Polarization-tunable compact plasmonic wavelength demultiplexers based on Fano nanoantennas

Abstract

A compact plasmonic wavelength demultiplexer is an essential prerequisite for practical applications, including the next-generation on-chip devices, near-field optical trapping, and micromanipulation. However, alleviating the polarization dependence of the wavelength demultiplexers remains one of the most challenging issues in realizing such a plasmonic device. Here we propose a gold disk-slit-based compact Fano-type nanoantenna capable of launching surface plasmon polaritons (SPPs) directionally when irradiated under different wavelengths of light, realizing a wavelength demultiplexing function. More importantly, our simulation results show that the shortage of requirement of specific light polarization direction excitation in such wavelength demultiplexers can be circumvented.

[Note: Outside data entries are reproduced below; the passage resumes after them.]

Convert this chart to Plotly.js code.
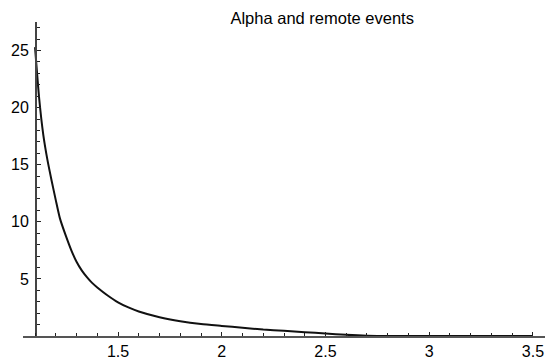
<!DOCTYPE html>
<html>
<head>
<meta charset="utf-8">
<script src="https://cdn.plot.ly/plotly-3.0.1.min.js"></script>
<style>
  html, body { margin: 0; padding: 0; background: #fff; }
  #chart { width: 547px; height: 361px; }
</style>
</head>
<body>
<div id="chart"></div>
<script>
// Sampled decay curve
const xValues = [1.10, 1.12, 1.14, 1.16, 1.18, 1.20, 1.22, 1.25, 1.275, 1.30, 1.325, 1.35, 1.375, 1.40, 1.45, 1.50,
                 1.55, 1.60, 1.70, 1.80, 1.90, 2.00, 2.10, 2.20, 2.30, 2.40, 2.50, 2.60, 2.70,
                 2.80, 2.90, 3.00, 3.10, 3.20, 3.30, 3.40, 3.50];
const yValues = [25.3, 20.8, 17.6, 15.4, 13.6, 11.9, 10.3, 8.7, 7.5, 6.5, 5.75, 5.15, 4.65, 4.25, 3.55, 2.95,
                 2.5, 2.15, 1.65, 1.3, 1.05, 0.88, 0.72, 0.56, 0.45, 0.33, 0.22, 0.1, 0.02,
                 0, 0, 0, 0, 0, 0, 0, 0];

const xTicks = [1.5, 2, 2.5, 3, 3.5];
const xTickText = ['1.5', '2', '2.5', '3', '3.5'];
const yTicks = [5, 10, 15, 20, 25];
const yTickText = ['5', '10', '15', '20', '25'];

const font = 'Liberation Sans, Arial, Helvetica, sans-serif';

const trace = {
  x: xValues,
  y: yValues,
  type: 'scatter',
  mode: 'lines',
  line: { color: '#111', width: 2, shape: 'spline', smoothing: 0.6 },
  hoverinfo: 'skip'
};

const layout = {
  width: 547,
  height: 361,
  margin: { l: 23, r: 2, t: 22, b: 25 },
  paper_bgcolor: '#fff',
  plot_bgcolor: '#fff',
  showlegend: false,
  title: {
    text: 'Alpha and remote events',
    font: { family: font, size: 16.5, color: '#000' },
    xref: 'container', yref: 'container',
    x: 0.589, xanchor: 'center',
    y: 1 - 18 / 361, yanchor: 'middle'
  },
  xaxis: {
    range: [1.042, 3.558],
    showgrid: false,
    zeroline: false,
    showline: true,
    linecolor: '#555',
    linewidth: 2,
    ticks: 'inside',
    ticklen: 4,
    tickwidth: 1,
    tickcolor: '#222',
    tickvals: xTicks,
    ticktext: xTickText,
    tickfont: { family: font, size: 16, color: '#000' },
    ticklabelstandoff: 0,
    minor: { ticks: 'inside', dtick: 0.1, tick0: 1, ticklen: 3, tickwidth: 1, tickcolor: '#222', showgrid: false }
  },
  yaxis: {
    range: [0, 27.5],
    anchor: 'free',
    position: (35 - 23) / 522,
    showgrid: false,
    zeroline: false,
    showline: true,
    linecolor: '#444',
    linewidth: 1.5,
    ticks: 'inside',
    ticklen: 4,
    tickwidth: 1,
    tickcolor: '#222',
    tickvals: yTicks,
    ticktext: yTickText,
    tickfont: { family: font, size: 16, color: '#000' },
    ticklabelstandoff: 3,
    minor: { ticks: 'inside', dtick: 1, tick0: 0, ticklen: 3, tickwidth: 1, tickcolor: '#222', showgrid: false }
  }
};

Plotly.newPlot('chart', [trace], layout, { displayModeBar: false, staticPlot: true });
</script>
</body>
</html>
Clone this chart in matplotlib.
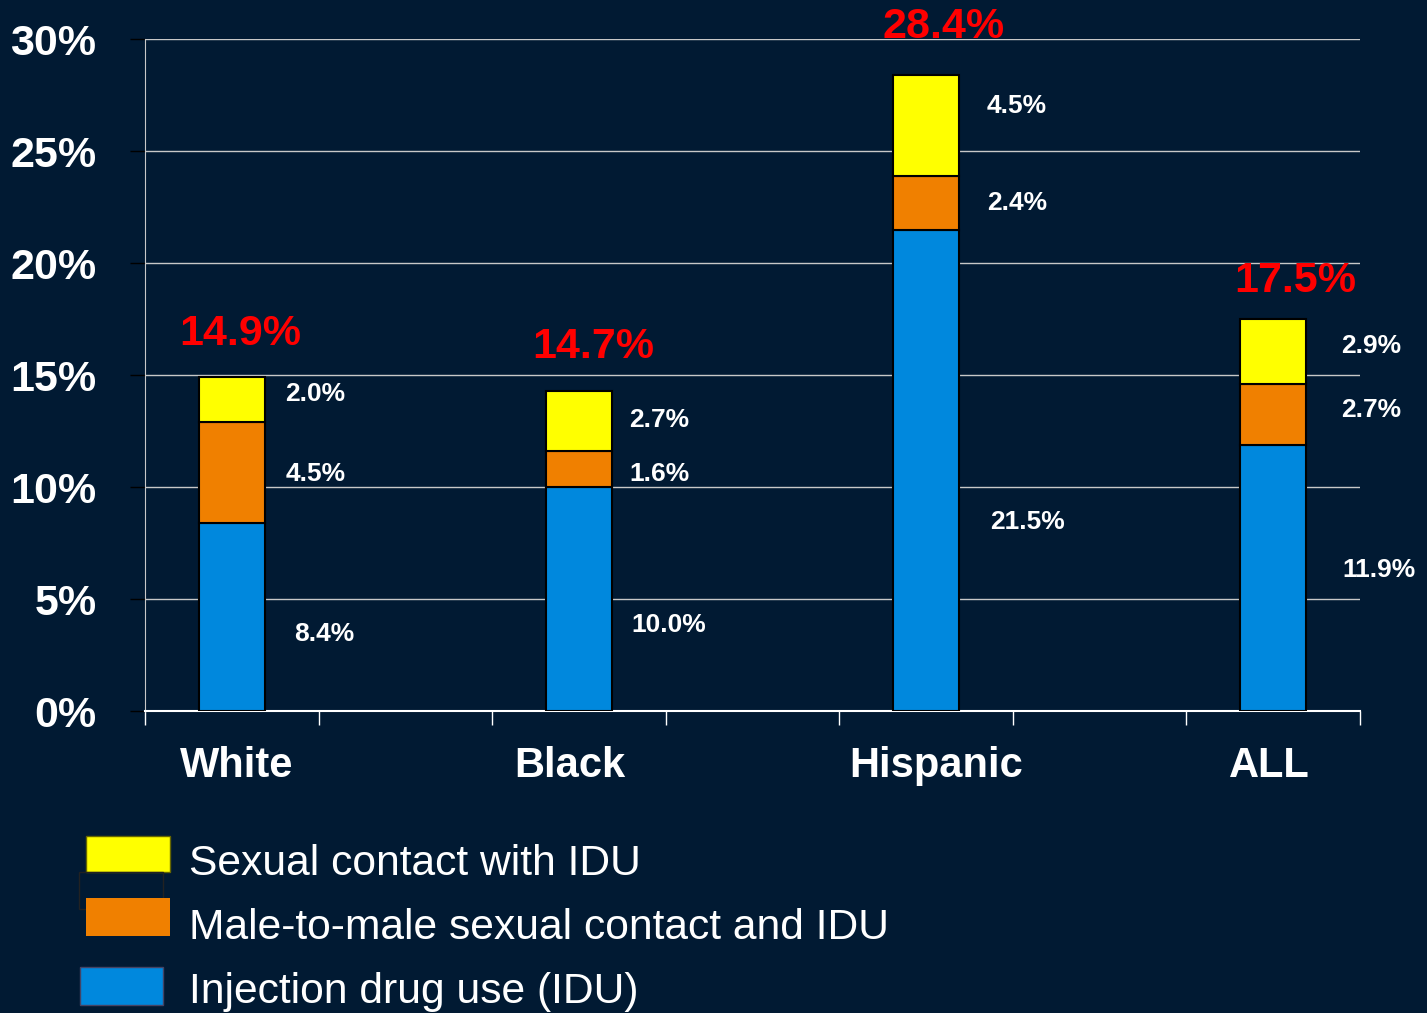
import matplotlib.pyplot as plt
from matplotlib.patches import Rectangle

plt.rcParams['font.family'] = ['Liberation Sans', 'DejaVu Sans']

groups = ['White', 'Black', 'Hispanic', 'ALL']
idu = [8.4, 10.0, 21.5, 11.9]
msm_idu = [4.5, 1.6, 2.4, 2.7]
sex_idu = [2.0, 2.7, 4.5, 2.9]
totals = ['14.9%', '14.7%', '28.4%', '17.5%']
series_names = ['Sexual contact with IDU', 'Male-to-male sexual contact and IDU',
                'Injection drug use (IDU)']

bg = '#011a33'
c_blue = '#0088dd'
c_orange = '#f08000'
c_yellow = '#ffff00'

fig = plt.figure(figsize=(14.27, 10.13), dpi=100, facecolor=bg)
ax = fig.add_axes([0.1016, 0.298, 0.8514, 0.6634], facecolor=bg)

x = [0.5, 2.5, 4.5, 6.5]
w = 0.38
bottom2 = [a + b for a, b in zip(idu, msm_idu)]
ax.bar(x, idu, w, color=c_blue, edgecolor='black', linewidth=1.5, zorder=3)
ax.bar(x, msm_idu, w, bottom=idu, color=c_orange, edgecolor='black', linewidth=1.5, zorder=3)
ax.bar(x, sex_idu, w, bottom=bottom2, color=c_yellow, edgecolor='black', linewidth=1.5, zorder=3)

# segment labels, placed by hand like the original slide
lab_dx = [[0.36, 0.31, 0.31], [0.30, 0.29, 0.29], [0.37, 0.35, 0.35], [0.40, 0.39, 0.39]]
lab_y = [[3.45, 10.6, 14.15], [3.85, 10.6, 13.0], [8.45, 22.7, 27.0], [6.3, 13.45, 16.3]]
for i in range(4):
    vals = [idu[i], msm_idu[i], sex_idu[i]]
    for j in range(3):
        ax.text(x[i] + lab_dx[i][j], lab_y[i][j], f'{vals[j]:.1f}%', color='white',
                fontsize=19, fontweight='bold', ha='left', va='center', zorder=4)

tot_dx = [0.05, 0.08, 0.1, 0.13]
tot_y = [16.85, 16.25, 30.55, 19.2]
for i in range(4):
    ax.text(x[i] + tot_dx[i], tot_y[i], totals[i], color='#ff0000', fontsize=31,
            fontweight='bold', ha='center', va='center', zorder=4)

ax.set_xlim(0, 7)
ax.set_ylim(0, 30)
ax.set_yticks(range(0, 31, 5))
ax.set_yticklabels([f'{v}%' for v in range(0, 31, 5)])
ax.set_xticks(range(8))
ax.set_xticklabels([])
ax.grid(axis='y', color='#c8c8c8', linewidth=1, zorder=0)
ax.tick_params(axis='y', colors='black', labelcolor='white', labelsize=31,
               length=11, width=1, pad=24)
ax.tick_params(axis='x', colors='white', direction='out', length=10, width=1)
for lbl in ax.get_yticklabels():
    lbl.set_fontweight('bold')
for s in ['top', 'right']:
    ax.spines[s].set_visible(False)
ax.spines['left'].set_color('#c8c8c8')
ax.spines['bottom'].set_color('white')
ax.spines['bottom'].set_linewidth(1.5)

cat_dx = [0.03, -0.05, 0.06, -0.02]
for i in range(4):
    ax.text(x[i] + cat_dx[i], -2.45, groups[i], color='white', fontsize=30,
            fontweight='bold', ha='center', va='center', transform=ax.transData)

# legend drawn by hand in figure pixels
W, H = 1427, 1013
def frect(x0, y0, x1, y1, **kw):
    fig.patches.append(Rectangle((x0 / W, 1 - y1 / H), (x1 - x0) / W, (y1 - y0) / H,
                                 transform=fig.transFigure, figure=fig, **kw))

frect(86, 836, 170, 872, facecolor=c_yellow, edgecolor='#666600', linewidth=1)
frect(79, 872, 163, 909, facecolor='none', edgecolor='#222222', linewidth=1)
frect(86, 898, 170, 936, facecolor=c_orange, edgecolor='none')
frect(80, 967, 163, 1005, facecolor=c_blue, edgecolor='#444466', linewidth=1)
for name, yy in zip(series_names, [864, 928, 992]):
    fig.text(189 / W, 1 - yy / H, name, color='white', fontsize=30.7, ha='left', va='center')

fig.savefig('out.png', dpi=100, facecolor=bg)
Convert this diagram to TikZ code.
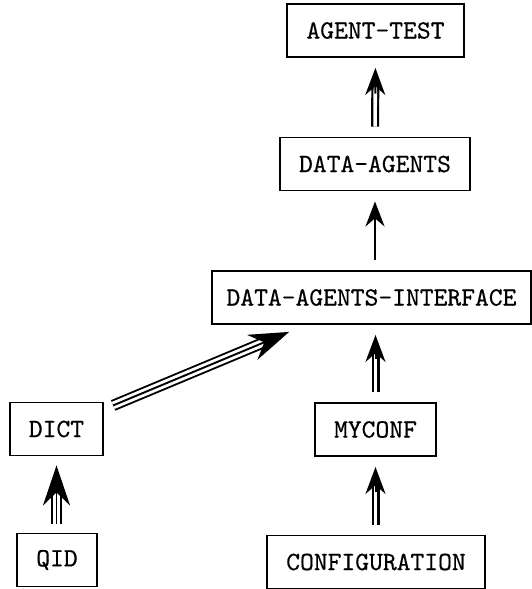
\documentclass[tikz,border=0pt]{standalone}
\usepackage{fontspec}
\newfontfamily\boxfont{lmmono10-regular}[Extension=.otf,FakeBold=0.45]
\usetikzlibrary{arrows.meta,calc}
\begin{document}
\begin{tikzpicture}[x=1pt,y=-1pt,
 box/.style={draw,line width=1.9pt,inner sep=0pt,minimum height=53pt,font=\boxfont\fontsize{26.3}{30}\selectfont},
 single/.style={line width=2pt,-{Stealth[length=25pt,width=19pt]},shorten <=10pt,shorten >=10pt},
 dshaft/.style={double,line width=2.2pt,double distance=3.6pt,shorten <=10pt,shorten >=25pt},
 dtip/.style={line width=2pt,-{Stealth[length=27pt,width=20pt]},shorten >=10pt,shorten <=43pt},
 tshaft/.style={double,line width=1.9pt,double distance=7.6pt},
 tline/.style={line width=1.9pt,-{Stealth[length=40pt,width=27pt]}},
]
\useasboundingbox (0,0) rectangle (532,589);
\node[box,minimum width=177pt] (at) at (375.5,30.5) {AGENT-TEST};
\node[box,minimum width=190pt] (da) at (375,164) {DATA-AGENTS};
\node[box,minimum width=319pt] (dai) at (371.5,297.5) {DATA-AGENTS-INTERFACE};
\node[box,minimum width=121pt] (my) at (375.5,429.5) {MYCONF};
\node[box,minimum width=218pt] (conf) at (376,562) {CONFIGURATION};
\node[box,minimum width=93pt] (dict) at (56.5,429) {DICT};
\node[box,minimum width=80pt] (qid) at (57,560) {QID};
% double arrows
\draw[dshaft] (da.north) -- (at.south);
\draw[dtip] (da.north) -- (at.south);
\draw[single] (dai.north -| da.south) -- (da.south);
\draw[dshaft] (my.north) -- (my.north |- dai.south);
\draw[dtip] (my.north) -- (my.north |- dai.south);
\draw[dshaft] (conf.north -| my.south) -- (my.south);
\draw[dtip] (conf.north -| my.south) -- (my.south);
% triple arrows
\draw[tshaft,shorten <=9pt,shorten >=32pt] (qid.north -| dict.south) -- (dict.south);
\draw[tline,shorten <=9pt,shorten >=9pt] (qid.north -| dict.south) -- (dict.south);
\draw[tshaft,shorten <=10pt,shorten >=40pt] (dict) -- (dai);
\draw[tline,shorten <=10pt,shorten >=18pt] (dict) -- (dai);
\end{tikzpicture}
\end{document}
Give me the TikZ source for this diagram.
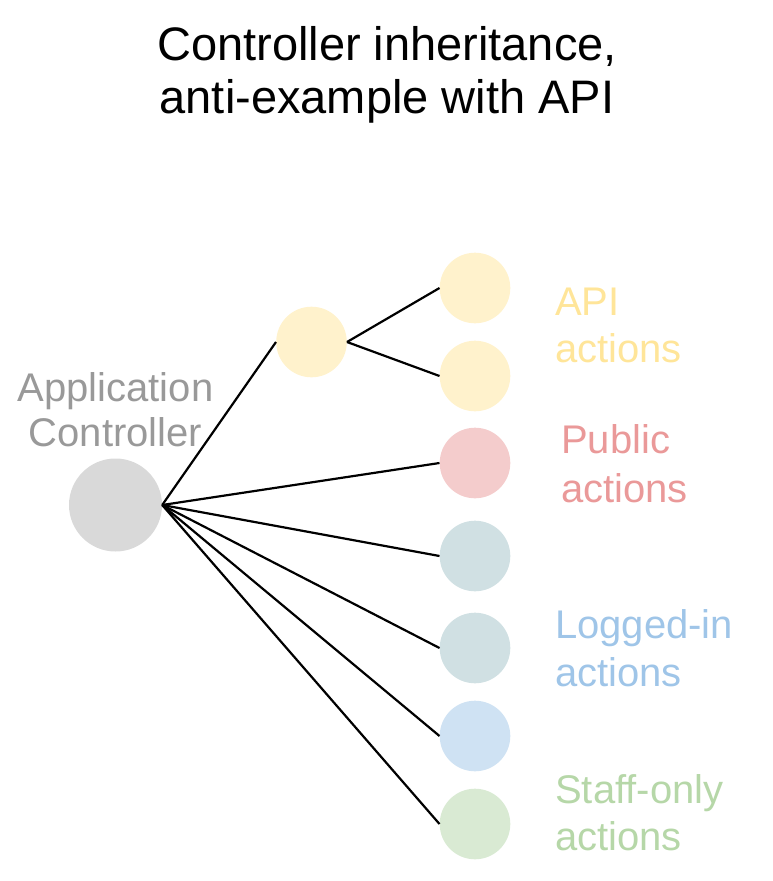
\documentclass[tikz,border=0pt]{standalone}
\usepackage{fontspec}
\setmainfont{Liberation Sans}
\definecolor{cgrey}{HTML}{D9D9D9}
\definecolor{cyel}{HTML}{FFF2CC}
\definecolor{cpink}{HTML}{F4CCCC}
\definecolor{cteal}{HTML}{D0E0E3}
\definecolor{cblue}{HTML}{CFE2F3}
\definecolor{cgreen}{HTML}{D9EAD3}
\definecolor{tgrey}{HTML}{999999}
\definecolor{tyel}{HTML}{FFE599}
\definecolor{tpink}{HTML}{EA9999}
\definecolor{tblue}{HTML}{9FC5E8}
\definecolor{tgreen}{HTML}{B6D7A8}
\tikzset{
  dot/.style={circle, inner sep=0pt, minimum size=70.6pt, draw=none},
  bigdot/.style={circle, inner sep=0pt, minimum size=93pt, draw=none, fill=cgrey},
  lbl/.style={anchor=base west, inner sep=0pt, font=\fontsize{40}{48}\selectfont},
  ttl/.style={anchor=base, inner sep=0pt, font=\fontsize{47}{53}\selectfont},
  edge/.style={line width=2.2pt, black}
}
\begin{document}
\begin{tikzpicture}[x=1pt,y=-1pt]
\useasboundingbox (0,0) rectangle (773,881);
% title
\node[ttl] (t1) at (387,60) {Controller inheritance,};
\node[ttl] (t2) at (387,113) {anti-example with API};
% circles
\node[bigdot] (app) at (115.5,505) {};
\node[dot, fill=cyel] (mid) at (311.5,342) {};
\node[dot, fill=cyel] (r1) at (475,288) {};
\node[dot, fill=cyel] (r2) at (475,376) {};
\node[dot, fill=cpink] (r3) at (475,463) {};
\node[dot, fill=cteal] (r4) at (475,556) {};
\node[dot, fill=cteal] (r5) at (475,648) {};
\node[dot, fill=cblue] (r6) at (475,736) {};
\node[dot, fill=cgreen] (r7) at (475,824) {};
% connectors
\draw[edge] (app.east) -- (mid.west);
\draw[edge] (mid.east) -- (r1.west);
\draw[edge] (mid.east) -- (r2.west);
\foreach \n in {r3,r4,r5,r6,r7} \draw[edge] (app.east) -- (\n.west);
% labels
\node[anchor=base, inner sep=0pt, font=\fontsize{40}{48}\selectfont, text=tgrey] (a1) at (115.5,401) {Application};
\node[anchor=base, inner sep=0pt, font=\fontsize{40}{48}\selectfont, text=tgrey] (a2) at (115.5,446) {Controller};
\node[lbl, text=tyel] (l1) at (555,315) {API};
\node[lbl, text=tyel] (l2) at (555,362) {actions};
\node[lbl, text=tpink] (l3) at (561,453) {Public};
\node[lbl, text=tpink] (l4) at (561,502) {actions};
\node[lbl, text=tblue] (l5) at (555,638) {Logged-in};
\node[lbl, text=tblue] (l6) at (555,686) {actions};
\node[lbl, text=tgreen] (l7) at (555,803) {Staff-only};
\node[lbl, text=tgreen] (l8) at (555,850) {actions};
\end{tikzpicture}
\end{document}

Furthermore, it is found that the output channel of the SPP can be switched in multiple directions under different polarization excitations. In addition, the results show that the applicable wave band of the wavelength demultiplexing device can be flexibly adjusted by changing the size of the nanoantenna. The technique of introducing the polarization-tunable function into the wavelength demultiplexers in the plasmonic interconnect application enhances the freedom of information transmission and offers a promising building block for future high-speed and high-bandwidth on-chip optical communication.